* _AIM OF THE TASK_: The data below should be restated word for word, with every picture omitted.

* _MATERIAL_:
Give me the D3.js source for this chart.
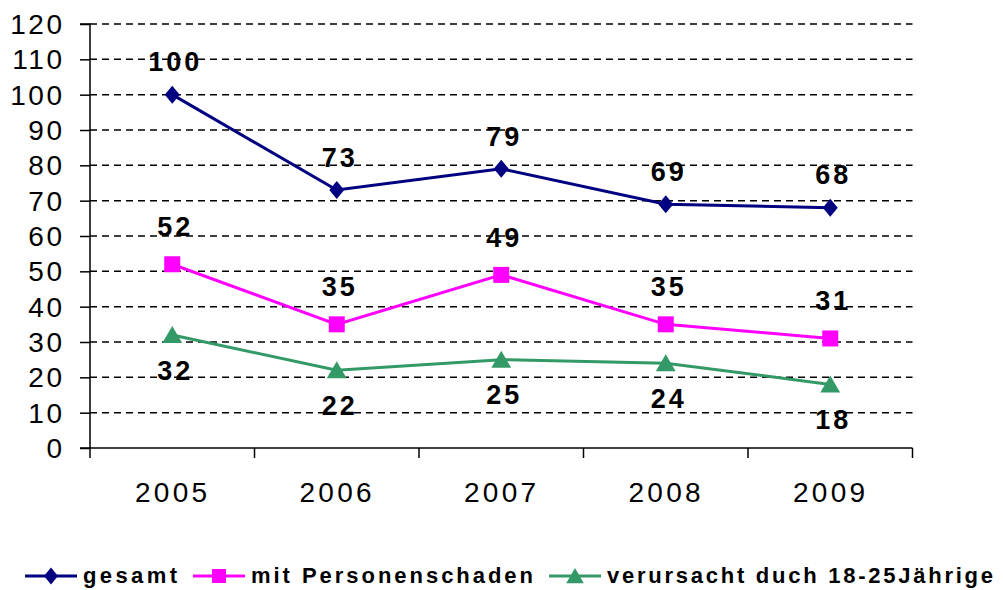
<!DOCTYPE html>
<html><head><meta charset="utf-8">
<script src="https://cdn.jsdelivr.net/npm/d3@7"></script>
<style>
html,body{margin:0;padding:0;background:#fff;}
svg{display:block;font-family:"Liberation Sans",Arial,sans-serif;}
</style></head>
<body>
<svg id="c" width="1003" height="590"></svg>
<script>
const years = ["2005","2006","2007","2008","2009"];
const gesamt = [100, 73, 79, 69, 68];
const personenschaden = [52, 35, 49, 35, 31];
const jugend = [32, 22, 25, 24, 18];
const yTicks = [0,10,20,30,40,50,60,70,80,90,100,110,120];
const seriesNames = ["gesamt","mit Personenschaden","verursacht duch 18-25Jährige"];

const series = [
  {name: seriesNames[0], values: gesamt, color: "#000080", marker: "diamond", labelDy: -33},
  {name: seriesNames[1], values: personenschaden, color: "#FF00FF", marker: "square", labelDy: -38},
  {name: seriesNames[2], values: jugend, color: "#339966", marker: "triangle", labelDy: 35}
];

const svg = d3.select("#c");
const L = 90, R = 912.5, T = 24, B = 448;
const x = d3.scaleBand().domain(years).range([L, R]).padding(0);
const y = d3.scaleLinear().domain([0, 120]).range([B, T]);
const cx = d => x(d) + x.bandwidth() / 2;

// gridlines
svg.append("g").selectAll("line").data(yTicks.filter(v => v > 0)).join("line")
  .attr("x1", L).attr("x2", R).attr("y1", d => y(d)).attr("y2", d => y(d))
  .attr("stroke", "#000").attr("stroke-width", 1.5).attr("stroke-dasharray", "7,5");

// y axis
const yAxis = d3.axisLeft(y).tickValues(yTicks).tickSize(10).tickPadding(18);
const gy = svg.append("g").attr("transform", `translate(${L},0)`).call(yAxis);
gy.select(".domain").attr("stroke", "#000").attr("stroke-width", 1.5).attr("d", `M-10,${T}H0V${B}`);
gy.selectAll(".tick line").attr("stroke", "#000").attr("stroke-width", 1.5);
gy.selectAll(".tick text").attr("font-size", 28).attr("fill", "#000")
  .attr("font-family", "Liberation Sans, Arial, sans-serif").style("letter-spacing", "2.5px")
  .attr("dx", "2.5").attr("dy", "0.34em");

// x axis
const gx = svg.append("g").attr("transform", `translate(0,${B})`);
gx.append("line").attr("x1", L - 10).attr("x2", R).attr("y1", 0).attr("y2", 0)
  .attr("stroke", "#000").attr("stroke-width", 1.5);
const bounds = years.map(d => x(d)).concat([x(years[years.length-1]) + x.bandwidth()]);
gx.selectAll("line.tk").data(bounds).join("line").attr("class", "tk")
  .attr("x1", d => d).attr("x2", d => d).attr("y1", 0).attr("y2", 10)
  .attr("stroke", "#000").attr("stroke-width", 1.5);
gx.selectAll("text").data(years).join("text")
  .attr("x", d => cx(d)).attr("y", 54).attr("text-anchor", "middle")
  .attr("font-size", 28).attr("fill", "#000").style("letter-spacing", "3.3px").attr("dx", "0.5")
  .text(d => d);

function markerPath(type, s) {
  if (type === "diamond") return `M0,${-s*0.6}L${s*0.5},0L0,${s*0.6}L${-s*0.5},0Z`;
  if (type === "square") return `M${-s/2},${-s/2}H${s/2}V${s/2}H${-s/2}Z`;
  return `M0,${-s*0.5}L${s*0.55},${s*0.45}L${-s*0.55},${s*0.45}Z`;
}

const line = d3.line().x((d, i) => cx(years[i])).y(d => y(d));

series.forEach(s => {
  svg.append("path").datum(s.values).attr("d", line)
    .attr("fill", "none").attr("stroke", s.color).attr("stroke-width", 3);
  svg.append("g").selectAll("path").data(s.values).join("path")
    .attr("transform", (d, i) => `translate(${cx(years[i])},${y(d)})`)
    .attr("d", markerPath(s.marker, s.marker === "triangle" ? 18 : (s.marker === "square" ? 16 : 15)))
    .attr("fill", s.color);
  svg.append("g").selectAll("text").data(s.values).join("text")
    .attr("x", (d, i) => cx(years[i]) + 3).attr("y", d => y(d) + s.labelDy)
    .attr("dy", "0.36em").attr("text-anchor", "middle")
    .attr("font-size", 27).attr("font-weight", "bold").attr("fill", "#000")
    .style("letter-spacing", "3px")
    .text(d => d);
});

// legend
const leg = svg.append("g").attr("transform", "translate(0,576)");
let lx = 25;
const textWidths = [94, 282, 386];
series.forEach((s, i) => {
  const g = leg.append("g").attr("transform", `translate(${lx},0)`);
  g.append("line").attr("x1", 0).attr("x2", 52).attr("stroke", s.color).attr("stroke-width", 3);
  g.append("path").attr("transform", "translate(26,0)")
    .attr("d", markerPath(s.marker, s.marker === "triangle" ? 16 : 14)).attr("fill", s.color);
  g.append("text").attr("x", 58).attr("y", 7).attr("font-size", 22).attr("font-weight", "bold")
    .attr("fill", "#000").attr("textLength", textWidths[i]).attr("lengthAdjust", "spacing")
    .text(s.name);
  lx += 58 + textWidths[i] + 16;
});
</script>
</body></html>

* _WRITTEN RESPONSE_:
Give me the D3.js source for this chart.
<!DOCTYPE html>
<html><head><meta charset="utf-8">
<script src="https://cdn.jsdelivr.net/npm/d3@7"></script>
<style>
html,body{margin:0;padding:0;background:#fff;}
svg{display:block;font-family:"Liberation Sans",Arial,sans-serif;}
</style></head>
<body>
<svg id="c" width="1003" height="590"></svg>
<script>
const years = ["2005","2006","2007","2008","2009"];
const gesamt = [100, 73, 79, 69, 68];
const personenschaden = [52, 35, 49, 35, 31];
const jugend = [32, 22, 25, 24, 18];
const yTicks = [0,10,20,30,40,50,60,70,80,90,100,110,120];
const seriesNames = ["gesamt","mit Personenschaden","verursacht duch 18-25Jährige"];

const series = [
  {name: seriesNames[0], values: gesamt, color: "#000080", marker: "diamond", labelDy: -33},
  {name: seriesNames[1], values: personenschaden, color: "#FF00FF", marker: "square", labelDy: -38},
  {name: seriesNames[2], values: jugend, color: "#339966", marker: "triangle", labelDy: 35}
];

const svg = d3.select("#c");
const L = 90, R = 912.5, T = 24, B = 448;
const x = d3.scaleBand().domain(years).range([L, R]).padding(0);
const y = d3.scaleLinear().domain([0, 120]).range([B, T]);
const cx = d => x(d) + x.bandwidth() / 2;

// gridlines
svg.append("g").selectAll("line").data(yTicks.filter(v => v > 0)).join("line")
  .attr("x1", L).attr("x2", R).attr("y1", d => y(d)).attr("y2", d => y(d))
  .attr("stroke", "#000").attr("stroke-width", 1.5).attr("stroke-dasharray", "7,5");

// y axis
const yAxis = d3.axisLeft(y).tickValues(yTicks).tickSize(10).tickPadding(18);
const gy = svg.append("g").attr("transform", `translate(${L},0)`).call(yAxis);
gy.select(".domain").attr("stroke", "#000").attr("stroke-width", 1.5).attr("d", `M-10,${T}H0V${B}`);
gy.selectAll(".tick line").attr("stroke", "#000").attr("stroke-width", 1.5);
gy.selectAll(".tick text").attr("font-size", 28).attr("fill", "#000")
  .attr("font-family", "Liberation Sans, Arial, sans-serif").style("letter-spacing", "2.5px")
  .attr("dx", "2.5").attr("dy", "0.34em");

// x axis
const gx = svg.append("g").attr("transform", `translate(0,${B})`);
gx.append("line").attr("x1", L - 10).attr("x2", R).attr("y1", 0).attr("y2", 0)
  .attr("stroke", "#000").attr("stroke-width", 1.5);
const bounds = years.map(d => x(d)).concat([x(years[years.length-1]) + x.bandwidth()]);
gx.selectAll("line.tk").data(bounds).join("line").attr("class", "tk")
  .attr("x1", d => d).attr("x2", d => d).attr("y1", 0).attr("y2", 10)
  .attr("stroke", "#000").attr("stroke-width", 1.5);
gx.selectAll("text").data(years).join("text")
  .attr("x", d => cx(d)).attr("y", 54).attr("text-anchor", "middle")
  .attr("font-size", 28).attr("fill", "#000").style("letter-spacing", "3.3px").attr("dx", "0.5")
  .text(d => d);

function markerPath(type, s) {
  if (type === "diamond") return `M0,${-s*0.6}L${s*0.5},0L0,${s*0.6}L${-s*0.5},0Z`;
  if (type === "square") return `M${-s/2},${-s/2}H${s/2}V${s/2}H${-s/2}Z`;
  return `M0,${-s*0.5}L${s*0.55},${s*0.45}L${-s*0.55},${s*0.45}Z`;
}

const line = d3.line().x((d, i) => cx(years[i])).y(d => y(d));

series.forEach(s => {
  svg.append("path").datum(s.values).attr("d", line)
    .attr("fill", "none").attr("stroke", s.color).attr("stroke-width", 3);
  svg.append("g").selectAll("path").data(s.values).join("path")
    .attr("transform", (d, i) => `translate(${cx(years[i])},${y(d)})`)
    .attr("d", markerPath(s.marker, s.marker === "triangle" ? 18 : (s.marker === "square" ? 16 : 15)))
    .attr("fill", s.color);
  svg.append("g").selectAll("text").data(s.values).join("text")
    .attr("x", (d, i) => cx(years[i]) + 3).attr("y", d => y(d) + s.labelDy)
    .attr("dy", "0.36em").attr("text-anchor", "middle")
    .attr("font-size", 27).attr("font-weight", "bold").attr("fill", "#000")
    .style("letter-spacing", "3px")
    .text(d => d);
});

// legend
const leg = svg.append("g").attr("transform", "translate(0,576)");
let lx = 25;
const textWidths = [94, 282, 386];
series.forEach((s, i) => {
  const g = leg.append("g").attr("transform", `translate(${lx},0)`);
  g.append("line").attr("x1", 0).attr("x2", 52).attr("stroke", s.color).attr("stroke-width", 3);
  g.append("path").attr("transform", "translate(26,0)")
    .attr("d", markerPath(s.marker, s.marker === "triangle" ? 16 : 14)).attr("fill", s.color);
  g.append("text").attr("x", 58).attr("y", 7).attr("font-size", 22).attr("font-weight", "bold")
    .attr("fill", "#000").attr("textLength", textWidths[i]).attr("lengthAdjust", "spacing")
    .text(s.name);
  lx += 58 + textWidths[i] + 16;
});
</script>
</body></html>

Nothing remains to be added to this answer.